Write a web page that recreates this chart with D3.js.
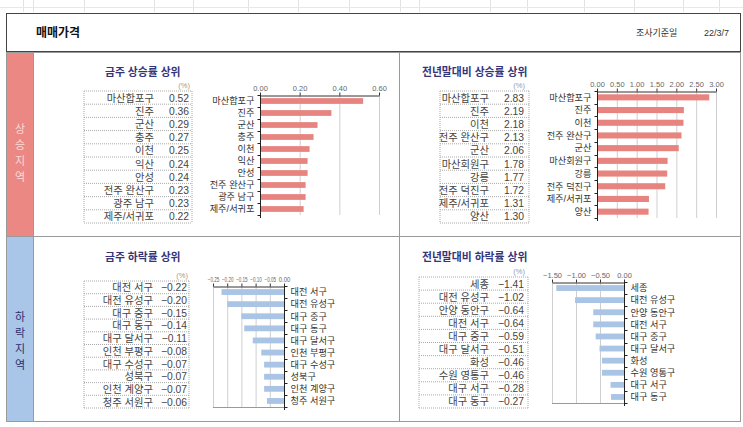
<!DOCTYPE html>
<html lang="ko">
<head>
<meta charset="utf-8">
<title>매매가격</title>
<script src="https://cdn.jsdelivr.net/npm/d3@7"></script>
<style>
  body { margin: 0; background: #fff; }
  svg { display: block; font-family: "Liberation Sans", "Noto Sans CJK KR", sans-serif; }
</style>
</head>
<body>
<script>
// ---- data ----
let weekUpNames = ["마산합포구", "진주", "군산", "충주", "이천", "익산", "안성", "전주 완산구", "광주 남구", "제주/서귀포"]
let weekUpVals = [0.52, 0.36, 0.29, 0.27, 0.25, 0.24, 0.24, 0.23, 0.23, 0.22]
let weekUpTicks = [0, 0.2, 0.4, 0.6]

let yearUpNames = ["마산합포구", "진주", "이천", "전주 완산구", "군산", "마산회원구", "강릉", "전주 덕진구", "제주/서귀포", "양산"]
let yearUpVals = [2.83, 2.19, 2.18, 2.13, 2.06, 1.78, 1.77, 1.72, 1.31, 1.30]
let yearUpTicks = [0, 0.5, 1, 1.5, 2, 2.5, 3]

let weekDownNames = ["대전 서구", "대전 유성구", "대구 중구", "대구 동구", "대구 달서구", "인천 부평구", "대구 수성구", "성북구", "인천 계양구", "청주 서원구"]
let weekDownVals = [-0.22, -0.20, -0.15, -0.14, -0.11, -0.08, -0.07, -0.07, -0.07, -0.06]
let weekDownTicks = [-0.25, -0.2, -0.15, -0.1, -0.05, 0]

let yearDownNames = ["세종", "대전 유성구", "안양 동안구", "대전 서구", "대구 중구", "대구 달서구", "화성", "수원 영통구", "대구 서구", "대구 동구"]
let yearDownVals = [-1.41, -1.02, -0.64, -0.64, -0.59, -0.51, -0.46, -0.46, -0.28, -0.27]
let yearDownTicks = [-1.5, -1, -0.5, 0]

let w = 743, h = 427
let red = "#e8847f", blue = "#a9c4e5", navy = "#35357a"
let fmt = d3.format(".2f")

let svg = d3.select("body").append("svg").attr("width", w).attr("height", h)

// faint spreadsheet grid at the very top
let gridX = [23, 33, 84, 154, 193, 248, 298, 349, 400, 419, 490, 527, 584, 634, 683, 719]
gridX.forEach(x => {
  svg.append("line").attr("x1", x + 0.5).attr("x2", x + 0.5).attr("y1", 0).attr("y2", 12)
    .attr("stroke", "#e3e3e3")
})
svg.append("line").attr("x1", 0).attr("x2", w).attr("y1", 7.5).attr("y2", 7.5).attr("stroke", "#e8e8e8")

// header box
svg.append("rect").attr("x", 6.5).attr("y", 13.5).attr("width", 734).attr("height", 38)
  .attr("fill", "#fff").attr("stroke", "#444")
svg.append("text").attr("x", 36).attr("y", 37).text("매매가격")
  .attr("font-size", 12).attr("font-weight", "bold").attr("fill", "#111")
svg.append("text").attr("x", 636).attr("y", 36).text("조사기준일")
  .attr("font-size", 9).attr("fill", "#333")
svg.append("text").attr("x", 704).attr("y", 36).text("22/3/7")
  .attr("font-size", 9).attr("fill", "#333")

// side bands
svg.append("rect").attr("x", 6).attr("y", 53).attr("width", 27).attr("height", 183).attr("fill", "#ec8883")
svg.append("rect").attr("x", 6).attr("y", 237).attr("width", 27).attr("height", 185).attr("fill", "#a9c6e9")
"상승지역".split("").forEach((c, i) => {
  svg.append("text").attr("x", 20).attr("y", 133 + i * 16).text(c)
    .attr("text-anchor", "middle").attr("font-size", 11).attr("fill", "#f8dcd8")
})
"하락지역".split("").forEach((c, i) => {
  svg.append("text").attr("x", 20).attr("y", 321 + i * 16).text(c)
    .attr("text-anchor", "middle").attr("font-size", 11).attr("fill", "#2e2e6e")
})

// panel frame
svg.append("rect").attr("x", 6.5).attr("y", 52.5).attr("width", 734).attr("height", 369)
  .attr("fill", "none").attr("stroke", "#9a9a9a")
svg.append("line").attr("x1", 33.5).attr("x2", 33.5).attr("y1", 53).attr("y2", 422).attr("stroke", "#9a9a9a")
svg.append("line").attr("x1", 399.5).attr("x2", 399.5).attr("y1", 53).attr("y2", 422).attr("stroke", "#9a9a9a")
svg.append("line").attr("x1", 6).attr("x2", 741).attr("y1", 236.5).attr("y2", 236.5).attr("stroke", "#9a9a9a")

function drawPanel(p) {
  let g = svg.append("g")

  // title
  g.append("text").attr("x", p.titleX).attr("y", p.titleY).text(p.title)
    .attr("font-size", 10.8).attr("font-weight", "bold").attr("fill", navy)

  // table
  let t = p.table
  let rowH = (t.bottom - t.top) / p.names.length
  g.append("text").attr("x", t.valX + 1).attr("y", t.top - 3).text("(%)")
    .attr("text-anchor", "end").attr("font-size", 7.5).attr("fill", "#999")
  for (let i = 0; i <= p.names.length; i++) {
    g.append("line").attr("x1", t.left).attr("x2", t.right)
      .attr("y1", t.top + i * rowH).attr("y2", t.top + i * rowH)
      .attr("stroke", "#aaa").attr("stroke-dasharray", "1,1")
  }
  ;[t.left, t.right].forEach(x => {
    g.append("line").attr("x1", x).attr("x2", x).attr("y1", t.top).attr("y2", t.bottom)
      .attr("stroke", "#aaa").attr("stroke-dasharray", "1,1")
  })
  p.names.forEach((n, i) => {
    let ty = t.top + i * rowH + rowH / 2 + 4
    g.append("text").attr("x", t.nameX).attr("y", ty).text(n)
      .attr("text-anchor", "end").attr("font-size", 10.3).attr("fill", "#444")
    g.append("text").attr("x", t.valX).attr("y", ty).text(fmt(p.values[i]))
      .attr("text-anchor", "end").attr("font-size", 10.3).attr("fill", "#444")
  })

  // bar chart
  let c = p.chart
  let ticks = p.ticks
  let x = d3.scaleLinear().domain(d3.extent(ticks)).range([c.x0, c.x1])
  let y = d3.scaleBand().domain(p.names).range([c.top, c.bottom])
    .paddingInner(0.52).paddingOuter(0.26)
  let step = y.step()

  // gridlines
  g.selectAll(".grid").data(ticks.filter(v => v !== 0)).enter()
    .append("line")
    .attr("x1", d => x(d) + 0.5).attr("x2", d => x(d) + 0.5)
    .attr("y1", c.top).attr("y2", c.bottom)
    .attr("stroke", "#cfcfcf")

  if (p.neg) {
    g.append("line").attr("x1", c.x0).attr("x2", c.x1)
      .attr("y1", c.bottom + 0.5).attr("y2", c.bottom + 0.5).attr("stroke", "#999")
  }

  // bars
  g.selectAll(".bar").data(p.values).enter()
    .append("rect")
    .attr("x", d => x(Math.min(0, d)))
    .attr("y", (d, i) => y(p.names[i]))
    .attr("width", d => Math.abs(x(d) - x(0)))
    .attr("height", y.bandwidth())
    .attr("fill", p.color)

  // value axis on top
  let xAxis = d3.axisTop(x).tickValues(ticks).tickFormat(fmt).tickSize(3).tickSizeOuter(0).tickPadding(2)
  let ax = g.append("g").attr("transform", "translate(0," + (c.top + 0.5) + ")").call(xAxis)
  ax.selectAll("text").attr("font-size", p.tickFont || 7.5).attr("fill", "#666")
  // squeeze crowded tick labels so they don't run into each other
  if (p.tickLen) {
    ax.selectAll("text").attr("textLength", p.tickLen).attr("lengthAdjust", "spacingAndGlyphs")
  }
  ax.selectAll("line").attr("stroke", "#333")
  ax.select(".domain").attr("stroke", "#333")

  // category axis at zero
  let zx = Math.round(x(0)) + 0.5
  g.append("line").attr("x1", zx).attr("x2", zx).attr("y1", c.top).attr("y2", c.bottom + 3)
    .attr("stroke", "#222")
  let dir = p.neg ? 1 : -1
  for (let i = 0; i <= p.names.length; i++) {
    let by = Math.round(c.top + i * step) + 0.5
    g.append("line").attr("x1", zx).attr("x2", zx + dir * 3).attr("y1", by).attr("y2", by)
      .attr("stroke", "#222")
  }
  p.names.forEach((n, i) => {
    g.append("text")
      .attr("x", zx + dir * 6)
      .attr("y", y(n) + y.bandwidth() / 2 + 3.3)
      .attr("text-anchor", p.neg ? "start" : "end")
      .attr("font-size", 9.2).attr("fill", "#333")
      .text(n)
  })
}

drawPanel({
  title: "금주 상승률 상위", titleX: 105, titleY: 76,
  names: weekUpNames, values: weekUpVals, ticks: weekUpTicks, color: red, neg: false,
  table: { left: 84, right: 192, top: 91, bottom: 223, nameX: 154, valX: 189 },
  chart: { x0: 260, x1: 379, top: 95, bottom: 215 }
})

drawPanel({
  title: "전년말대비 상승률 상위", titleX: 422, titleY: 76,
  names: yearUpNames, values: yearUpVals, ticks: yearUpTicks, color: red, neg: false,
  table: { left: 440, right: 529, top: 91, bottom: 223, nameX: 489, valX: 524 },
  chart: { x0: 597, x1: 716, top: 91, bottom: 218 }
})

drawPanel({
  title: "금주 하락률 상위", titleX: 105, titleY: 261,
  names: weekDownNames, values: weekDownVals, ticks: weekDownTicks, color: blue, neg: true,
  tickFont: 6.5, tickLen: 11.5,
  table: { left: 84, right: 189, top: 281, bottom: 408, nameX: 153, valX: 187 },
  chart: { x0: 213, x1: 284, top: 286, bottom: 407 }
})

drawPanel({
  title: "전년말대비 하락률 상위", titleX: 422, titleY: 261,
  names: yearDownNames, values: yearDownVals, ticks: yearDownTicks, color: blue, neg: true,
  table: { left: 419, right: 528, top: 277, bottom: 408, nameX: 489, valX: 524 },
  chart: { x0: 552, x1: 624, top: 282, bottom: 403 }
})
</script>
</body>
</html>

::::::::

Exercise: Pick out each line containing the string "chart" and copy it.

Correct answer:
Write a web page that recreates this chart with D3.js.
  // bar chart
  let c = p.chart
  chart: { x0: 260, x1: 379, top: 95, bottom: 215 }
  chart: { x0: 597, x1: 716, top: 91, bottom: 218 }
  chart: { x0: 213, x1: 284, top: 286, bottom: 407 }
  chart: { x0: 552, x1: 624, top: 282, bottom: 403 }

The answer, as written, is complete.